Trust me, it’s a jarring comparison to take in on back-to-back days.
Now, I’ll admit it’s not a totally fair comparison to make in certain ways. For one, Augusta is a bigger town than Athens and the event it hosts draws a smaller crowd, so no doubt the logistics are easier. For another, there are differences in what’s expected from the crowds (although it should be pointed out that I saw a lot of Georgia fans yesterday).
Here’s the thing, though. It’s not that unfair. No one has forced the university administration to expand the stadium capacity to a point where it’s stretched the resources of both the school and the town to handle in comfort. And, again, these are both sporting events that are commercial operations. With that comes a responsibility to treat the people they attract in a way that makes them appreciate the experience.
If anything, that should matter more in Athens than it does in Augusta. The Masters is an exclusive brand and event that has proven to be remarkably immune from outside pressure. College football, however, is in the throes of dealing with a public that finds watching a television broadcast of the event in comfort a more attractive option to attending the game live than ever. And yet it’s the golf event that serves itself up to its visitors better.
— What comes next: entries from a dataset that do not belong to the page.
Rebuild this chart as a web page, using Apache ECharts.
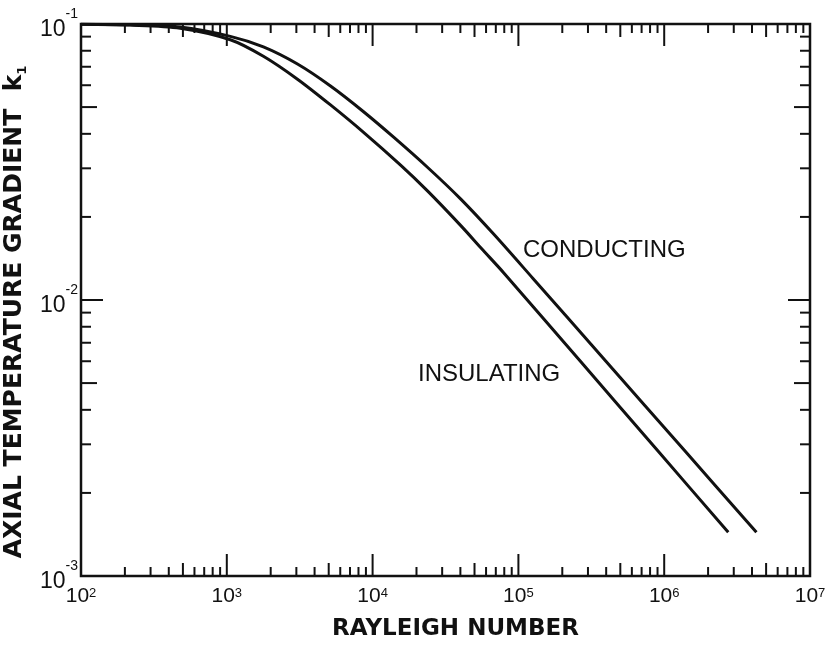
<!DOCTYPE html>
<html>
<head>
<meta charset="utf-8">
<title>Axial temperature gradient vs Rayleigh number</title>
<script src="https://cdn.jsdelivr.net/npm/echarts@6/dist/echarts.min.js"></script>
<style>
  html, body { margin: 0; padding: 0; background: #fff; }
  #chart { width: 825px; height: 647px; }
</style>
</head>
<body>
<div id="chart"></div>
<script>
// curves (Rayleigh number, k1)
const conductingRa = [100, 217, 479, 1057, 1782, 3053, 5144, 8670, 13940, 23880, 40270, 67870, 125900, 369000, 1370000, 4290000]
const conductingK = [0.0998, 0.0993, 0.0975, 0.0902, 0.0826, 0.0716, 0.0596, 0.0481, 0.0389, 0.0302, 0.0232, 0.0173, 0.01197, 0.00628, 0.00286, 0.00144]

const insulatingRa = [100, 217, 479, 1057, 1782, 3053, 5144, 8670, 15560, 23880, 40270, 56230, 79430, 269000, 910000, 2750000]
const insulatingK = [0.0998, 0.0991, 0.0966, 0.0877, 0.0764, 0.0631, 0.0509, 0.0405, 0.0308, 0.0248, 0.0186, 0.0153, 0.01253, 0.00596, 0.00283, 0.00144]

// axis ranges (decade exponents) and the labels printed in the figure
const xExp = [2, 3, 4, 5, 6, 7]
const yExp = [-3, -2, -1]
const xTitle = 'RAYLEIGH NUMBER'
const yTitle = 'AXIAL TEMPERATURE GRADIENT  {k|k}{sub|1}'
const curveNames = ['CONDUCTING', 'INSULATING']

const INK = '#111'
const xMin = Math.pow(10, xExp[0])
const xMax = Math.pow(10, xExp[xExp.length - 1])
const yMin = Math.pow(10, yExp[0])
const yMax = Math.pow(10, yExp[yExp.length - 1])

function pairs(xs, ys) {
  return xs.map((x, i) => [x, ys[i]])
}

// log ticks 1..9 in every decade, drawn inward on all four sides
function tickLen(m, major, mid, minor) {
  if (m === 1) return major
  if (m === 5) return mid
  return minor
}
const ticks = []
for (let i = 0; i < xExp.length - 1; i++) {
  for (let m = 1; m <= 9; m++) {
    ticks.push([m * Math.pow(10, xExp[i]), yMin, tickLen(m, 22, 13, 9), 0])
  }
}
for (let i = 0; i < yExp.length - 1; i++) {
  for (let m = 1; m <= 9; m++) {
    ticks.push([xMin, m * Math.pow(10, yExp[i]), tickLen(m, 22, 16, 10), 1])
  }
}

function powLabel(v) {
  return '{b|10}{s|' + Math.round(Math.log10(v)) + '}'
}

const chart = echarts.init(document.getElementById('chart'))

chart.setOption({
  animation: false,
  backgroundColor: '#fff',
  grid: {
    left: 81,
    right: 15,
    top: 24,
    bottom: 71,
    outerBoundsMode: 'none',
    containLabel: false,
    show: true,
    borderColor: INK,
    borderWidth: 2.5
  },
  xAxis: {
    type: 'log',
    logBase: 10,
    min: xMin,
    max: xMax,
    splitNumber: xExp.length - 1,
    axisLine: { show: false },
    axisTick: { show: false },
    splitLine: { show: false },
    axisLabel: {
      margin: 11,
      color: INK,
      formatter: powLabel,
      rich: {
        b: { fontFamily: 'Liberation Sans', fontSize: 21, lineHeight: 20, verticalAlign: 'bottom', color: INK },
        s: { fontFamily: 'Liberation Sans', fontSize: 13, lineHeight: 12, verticalAlign: 'top', color: INK }
      }
    },
    name: xTitle,
    nameLocation: 'middle',
    nameGap: 42,
    nameTextStyle: {
      fontFamily: 'DejaVu Sans',
      fontWeight: 'bold',
      fontSize: 23,
      color: INK,
      padding: [0, 0, 0, 20]
    }
  },
  yAxis: {
    type: 'log',
    logBase: 10,
    min: yMin,
    max: yMax,
    splitNumber: yExp.length - 1,
    axisLine: { show: false },
    axisTick: { show: false },
    splitLine: { show: false },
    axisLabel: {
      margin: 3,
      color: INK,
      formatter: powLabel,
      rich: {
        b: { fontFamily: 'Liberation Sans', fontSize: 23, lineHeight: 34, verticalAlign: 'bottom', color: INK },
        s: { fontFamily: 'Liberation Sans', fontSize: 14, lineHeight: 14, verticalAlign: 'top', color: INK }
      }
    },
    name: yTitle,
    nameLocation: 'middle',
    nameGap: 46,
    nameTextStyle: {
      fontFamily: 'DejaVu Sans',
      fontWeight: 'bold',
      fontSize: 25,
      lineHeight: 30,
      color: INK,
      padding: [0, 24, 0, 0],
      rich: {
        k: { fontFamily: 'DejaVu Sans', fontWeight: 'bold', fontSize: 25, lineHeight: 30, color: INK },
        sub: { fontFamily: 'DejaVu Sans', fontWeight: 'bold', fontSize: 13, lineHeight: 14, verticalAlign: 'bottom', color: INK }
      }
    }
  },
  graphic: [
    {
      type: 'text',
      left: 523,
      top: 238,
      style: { text: curveNames[0], fontFamily: 'Liberation Sans', fontSize: 24, fill: INK }
    },
    {
      type: 'text',
      left: 418,
      top: 362,
      style: { text: curveNames[1], fontFamily: 'Liberation Sans', fontSize: 24, fill: INK }
    }
  ],
  series: [
    {
      name: curveNames[0],
      type: 'line',
      data: pairs(conductingRa, conductingK),
      showSymbol: false,
      smooth: 0.3,
      lineStyle: { color: INK, width: 3 }
    },
    {
      name: curveNames[1],
      type: 'line',
      data: pairs(insulatingRa, insulatingK),
      showSymbol: false,
      smooth: 0.3,
      lineStyle: { color: INK, width: 3 }
    },
    {
      // tick marks on bottom/top (kind 0) and left/right (kind 1)
      type: 'custom',
      clip: false,
      silent: true,
      data: ticks,
      renderItem(params, api) {
        const len = api.value(2)
        const style = { stroke: INK, lineWidth: 2 }
        if (api.value(3) === 0) {
          const b = api.coord([api.value(0), yMin])
          const t = api.coord([api.value(0), yMax])
          return {
            type: 'group',
            children: [
              { type: 'line', shape: { x1: b[0], y1: b[1], x2: b[0], y2: b[1] - len }, style },
              { type: 'line', shape: { x1: t[0], y1: t[1], x2: t[0], y2: t[1] + len }, style }
            ]
          }
        }
        const l = api.coord([xMin, api.value(1)])
        const r = api.coord([xMax, api.value(1)])
        return {
          type: 'group',
          children: [
            { type: 'line', shape: { x1: l[0], y1: l[1], x2: l[0] + len, y2: l[1] }, style },
            { type: 'line', shape: { x1: r[0], y1: r[1], x2: r[0] - len, y2: r[1] }, style }
          ]
        }
      }
    }
  ]
})
</script>
</body>
</html>
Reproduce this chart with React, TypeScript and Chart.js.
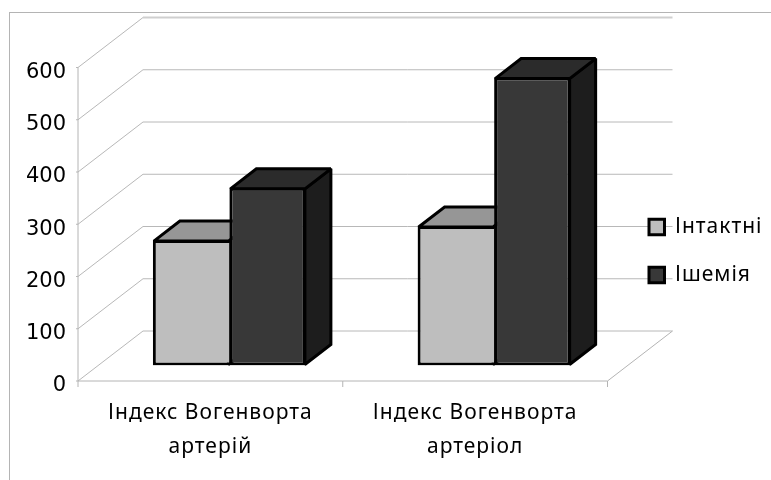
import React, { useEffect, useRef } from "react";
import { Chart, registerables } from "chart.js";

Chart.register(...registerables);

const categories = [["Індекс Вогенворта", "артерій"], ["Індекс Вогенворта", "артеріол"]];
const seriesNames = ["Інтактні", "Ішемія"];
const intactValues = [240, 267];
const ischemiaValues = [340, 551];
const yTicks = [0, 100, 200, 300, 400, 500, 600];

const FONT = "'DejaVu Sans'";
const TEXT_FONT = "'Noto Sans'";

// Oblique projection used for the box depth and the receding walls.
const WALL_DX = 65;
const WALL_DY = -50;
const BAR_SHIFT_X = 19;
const BAR_SHIFT_Y = -15.5;
const BAR_DEPTH_X = 26;
const BAR_DEPTH_Y = -20;

const faceColors = [
  { top: "#969696", side: "#7a7a7a" },
  { top: "#2b2b2b", side: "#1d1d1d" },
];

const line = (ctx: CanvasRenderingContext2D, pts: number[][], color: string, w = 1) => {
  ctx.beginPath();
  pts.forEach(([x, y], i) => (i ? ctx.lineTo(x, y) : ctx.moveTo(x, y)));
  ctx.strokeStyle = color;
  ctx.lineWidth = w;
  ctx.stroke();
};

// Runs a draw routine with slightly tracked-out text.
const withTracking = (target: any, method: string) => {
  const original = target[method].bind(target);
  target[method] = (...args: any[]) => {
    const ctx = target.ctx as any;
    const previous = ctx.letterSpacing;
    ctx.letterSpacing = "1px";
    original(...args);
    ctx.letterSpacing = previous;
  };
};

const frame3d = {
  id: "frame3d",
  afterLayout(chart: any) {
    // Legend sits to the right of the floor, vertically centred on the whole canvas.
    const legend = chart.legend;
    legend.left = 622;
    legend.right = chart.width;
    legend.width = chart.width - 622;
    legend.top = 11;
    legend.bottom = chart.height + 11;
    legend.height = chart.height;
    if (!chart.$tracked) {
      chart.$tracked = true;
      withTracking(chart.scales.x, "drawLabels");
      withTracking(legend, "draw");
    }
  },
  beforeDraw(chart: any) {
    const { ctx, scales } = chart;
    const { x, y } = scales;
    const left = x.left;
    const right = x.right;
    const y0 = y.getPixelForValue(0);
    ctx.save();
    ctx.fillStyle = "#ffffff";
    ctx.fillRect(0, 0, chart.width, chart.height);
    ctx.strokeStyle = "#b4b4b4";
    ctx.lineWidth = 1;
    ctx.strokeRect(9.5, 12.5, chart.width + 20, chart.height + 20);

    yTicks.forEach((v) => {
      const py = y.getPixelForValue(v);
      const backY = py + WALL_DY;
      line(ctx, [[left - 2, py], [left, py], [left + WALL_DX, backY]], "#b8b8b8");
      line(
        ctx,
        [[left + WALL_DX, backY], [right + WALL_DX, backY]],
        v === 600 ? "#cfcfcf" : "#b8b8b8",
        v === 600 ? 2 : 1,
      );
    });
    line(ctx, [[left, y.getPixelForValue(600)], [left, y0 + 6]], "#b4b4b4");
    line(ctx, [[left, y0], [right, y0], [right + WALL_DX, y0 + WALL_DY]], "#b4b4b4");
    const mid = (left + right) / 2;
    [mid, right].forEach((px) => line(ctx, [[px, y0], [px, y0 + 6]], "#b4b4b4"));
    ctx.restore();
  },
  beforeDatasetsDraw(chart: any) {
    const { ctx } = chart;
    ctx.save();
    ctx.translate(BAR_SHIFT_X, BAR_SHIFT_Y);
    chart.data.datasets.forEach((_: any, di: number) => {
      chart.getDatasetMeta(di).data.forEach((bar: any) => {
        const l = bar.x - bar.width / 2;
        const r = bar.x + bar.width / 2;
        const t = bar.y;
        const b = bar.base;
        ctx.lineWidth = 3;
        ctx.lineJoin = "miter";
        ctx.miterLimit = 2;
        ctx.strokeStyle = "#000";
        ctx.fillStyle = faceColors[di].side;
        ctx.beginPath();
        ctx.moveTo(r - 1, t + 1);
        ctx.lineTo(r - 1 + BAR_DEPTH_X, t + 1 + BAR_DEPTH_Y);
        ctx.lineTo(r - 1 + BAR_DEPTH_X, b - 1 + BAR_DEPTH_Y);
        ctx.lineTo(r - 1, b - 1);
        ctx.closePath();
        ctx.fill();
        ctx.stroke();
        ctx.fillStyle = faceColors[di].top;
        ctx.beginPath();
        ctx.moveTo(l + 1, t + 1);
        ctx.lineTo(l + 1 + BAR_DEPTH_X, t + 1 + BAR_DEPTH_Y);
        ctx.lineTo(r - 1 + BAR_DEPTH_X, t + 1 + BAR_DEPTH_Y);
        ctx.lineTo(r - 1, t + 1);
        ctx.closePath();
        ctx.fill();
        ctx.stroke();
      });
    });
  },
  afterDatasetsDraw(chart: any) {
    chart.ctx.restore();
  },
};

export default function App() {
  const ref = useRef<HTMLCanvasElement>(null);
  useEffect(() => {
    const chart = new Chart(ref.current!, {
      type: "bar",
      data: {
        labels: categories,
        datasets: [
          {
            label: seriesNames[0],
            data: intactValues,
            backgroundColor: "#bebebe",
            borderColor: "#000",
            borderWidth: 3,
            borderSkipped: "right",
          },
          {
            label: seriesNames[1],
            data: ischemiaValues,
            backgroundColor: "#383838",
            borderColor: "#000",
            borderWidth: 3,
            borderSkipped: false,
          },
        ],
      } as any,
      options: {
        responsive: false,
        animation: false,
        layout: { padding: { top: 67.5, left: 0, right: 25.5, bottom: 0 } },
        datasets: { bar: { categoryPercentage: 0.578, barPercentage: 1 } },
        plugins: {
          title: { display: false },
          tooltip: { enabled: false },
          legend: {
            display: true,
            position: "right",
            maxWidth: 138,
            labels: {
              boxWidth: 15.5,
              boxHeight: 15.5,
              padding: 27,
              color: "#000",
              font: { family: TEXT_FONT, size: 21 },
            },
          },
        },
        scales: {
          x: {
            grid: { display: false },
            border: { display: false },
            afterFit: (s: any) => {
              s.height = 99;
            },
            ticks: {
              color: "#000",
              maxRotation: 0,
              padding: 7,
              font: { family: TEXT_FONT, size: 21, lineHeight: 1.62 },
            },
          },
          y: {
            min: 0,
            max: 600,
            grid: { display: false },
            border: { display: false },
            afterFit: (s: any) => {
              s.width = 78;
            },
            ticks: {
              stepSize: 100,
              color: "#000",
              padding: 4,
              labelOffset: 5,
              font: { family: FONT, size: 21 },
            },
          },
        },
      },
      plugins: [frame3d],
    } as any);
    return () => chart.destroy();
  }, []);
  return (
    <canvas
      ref={ref}
      width={771}
      height={480}
      style={{ position: "absolute", left: 0, top: 0, display: "block" }}
    />
  );
}
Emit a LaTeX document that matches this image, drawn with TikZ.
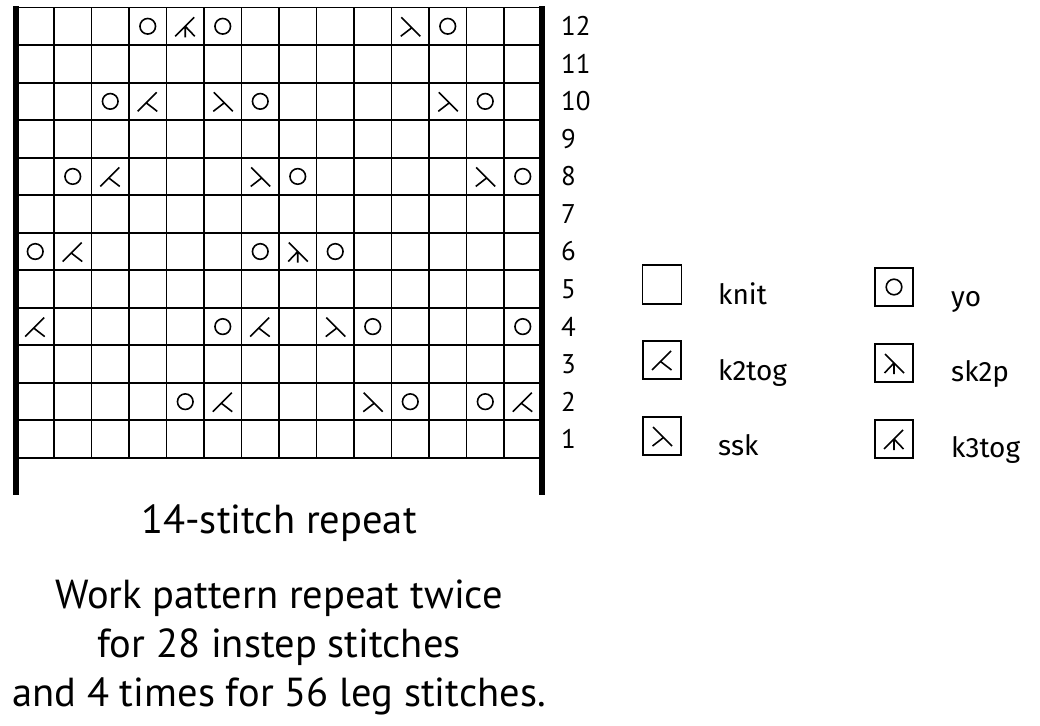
\documentclass[tikz,border=0pt]{standalone}
\usepackage{fontspec}
\setmainfont{PT Sans}
\newfontfamily\legfont{Fira Sans}
\begin{document}
\begin{tikzpicture}[x=1pt,y=-1pt,
  gridline/.style={line width=1.9pt},
  bar/.style={line width=5.5pt},
  sym/.style={line width=1.6pt},
  yo/.pic={\draw[sym] (0,0) circle[radius=7.8pt];},
  ktwo/.pic={\draw[sym] (-10,10)--(9,-9) (-1.5,1.5)--(9.5,10);},
  sskp/.pic={\draw[sym] (10,10)--(-9,-9) (1.5,1.5)--(-9.5,10);},
  kthree/.pic={\draw[sym] (-10,10)--(9,-9) (0,0)--(9.5,10) (0,0)--(0,11);},
  sktwop/.pic={\draw[sym] (10,10)--(-9,-9) (0,0)--(-9.5,10) (0,0)--(0,11);},
  rownum/.style={anchor=west, inner sep=0pt, font=\fontsize{27}{30}\selectfont},
  legbox/.style={draw, line width=1.5pt, minimum size=38pt, inner sep=0pt},
  legtxt/.style={anchor=base west, inner sep=0pt, font=\legfont\fontsize{28}{31}\selectfont},
  bigtxt/.style={anchor=base, inner sep=0pt, font=\fontsize{40.5}{44}\selectfont},
]
\useasboundingbox (0,0) rectangle (1040,725);
\fill[white] (0,0) rectangle (1040,725);
% grid
\foreach \i in {0,...,14} \draw[gridline] ({16.5+\i*37.5},7.5) -- ({16.5+\i*37.5},458);
\foreach \j in {0,...,12} \draw[gridline] (16.5,{7.5+\j*37.54}) -- (541.5,{7.5+\j*37.54});
\draw[bar] (16,6.5) -- (16,495);
\draw[bar] (542,6.5) -- (542,495);
% row numbers
\foreach \r in {1,...,12} \node[rownum] (r\r) at (561,{7.5+(12.5-\r)*37.54}) {\r};
% symbols
\foreach \c/\r in {4/12,6/12,12/12,3/10,7/10,13/10,2/8,8/8,14/8,1/6,7/6,9/6,6/4,10/4,14/4,5/2,11/2,13/2}
  \pic at ({16.5+(\c-0.5)*37.5},{7.5+(12.5-\r)*37.54}) {yo};
\foreach \c/\r in {4/10,3/8,2/6,1/4,7/4,6/2,14/2}
  \pic at ({16.5+(\c-0.5)*37.5},{7.5+(12.5-\r)*37.54}) {ktwo};
\foreach \c/\r in {11/12,6/10,12/10,7/8,13/8,9/4,10/2}
  \pic at ({16.5+(\c-0.5)*37.5},{7.5+(12.5-\r)*37.54}) {sskp};
\pic at ({16.5+(5-0.5)*37.5},{7.5+(12.5-12)*37.54}) {kthree};
\pic at ({16.5+(8-0.5)*37.5},{7.5+(12.5-6)*37.54}) {sktwop};
% legend
\node[legbox, minimum width=39pt, minimum height=39pt] (bknit) at (662,284.5) {};
\node[legbox] (bk2) at (662,360) {};
\node[legbox] (bssk) at (662,436) {};
\node[legbox] (byo) at (894,287) {};
\node[legbox] (bsk2p) at (894,363) {};
\node[legbox] (bk3) at (894,439) {};
\pic at (bk2.center) {ktwo};
\pic at (bssk.center) {sskp};
\pic at (byo.center) {yo};
\pic at (bsk2p.center) {sktwop};
\pic at (bk3.center) {kthree};
\node[legtxt] (tknit) at (718,304) {knit};
\node[legtxt] (tk2) at (718,380) {k2tog};
\node[legtxt] (tssk) at (718,455) {ssk};
\node[legtxt] (tyo) at (951,306) {yo};
\node[legtxt] (tsk2p) at (951,381) {sk2p};
\node[legtxt] (tk3) at (951,457) {k3tog};
% captions
\node[bigtxt] (cap1) at (279,533) {14-stitch repeat};
\node[bigtxt] (cap2) at (279,608) {Work pattern repeat twice};
\node[bigtxt] (cap3) at (279,657) {for 28 instep stitches};
\node[bigtxt] (cap4) at (279,706) {and 4 times for 56 leg stitches.};
\end{tikzpicture}
\end{document}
There’s a pretty basic trick behind the magic. The Masters simply floods the place with personnel. It hires an army of local kids, trains them well and deploys them everywhere from the parking lots to the gift store to the restrooms. The grounds are constantly maintained (everywhere I turned you could see people discreetly removing garbage). Sure, that costs money, but it’s spent in a way that you can’t help but appreciate and admire. It also has the benefit of making sales more efficient, which means opportunity to make more sales.
It’s not like money is a problem in Athens. It’s just that there seems to be little thought to spending it in a way that makes the fan base content. I think back to the shameful way North Campus was treated before Michael Adams had his hissy fit and essentially shut down the tailgate experience; much of that could have been resolved with better security, more restroom facilities and a reasonable amount of attention paid to trash removal. None of that is exactly back-breaking from a financial standpoint for a school with Georgia’s resources. It’s just that no one in a position to improve things could be bothered with it. And that’s a story you could repeat in many other ways.
Instead, we’re offered enhanced wi-fi, ever more intrusive piped in music and goofy sideshows like yesterday’s mascot abomination as a solution. But I don’t weigh the prospect of live attendance on the basis of my short-term attention span. The home experience is about greater comfort and convenience. I don’t wait to go to the kitchen for a drink, my bathroom smells nice and I can always find a place to park. This is the lesson I’m afraid McGarity and his AD peers are missing. I want what I got yesterday – a feeling that the money I’m shelling out is somehow being spent to benefit my experience in a way that gives me what I have at home, while making me feel glad I came. Athens and Augusta may be different in some ways, but my wish to be appreciated is exactly the same.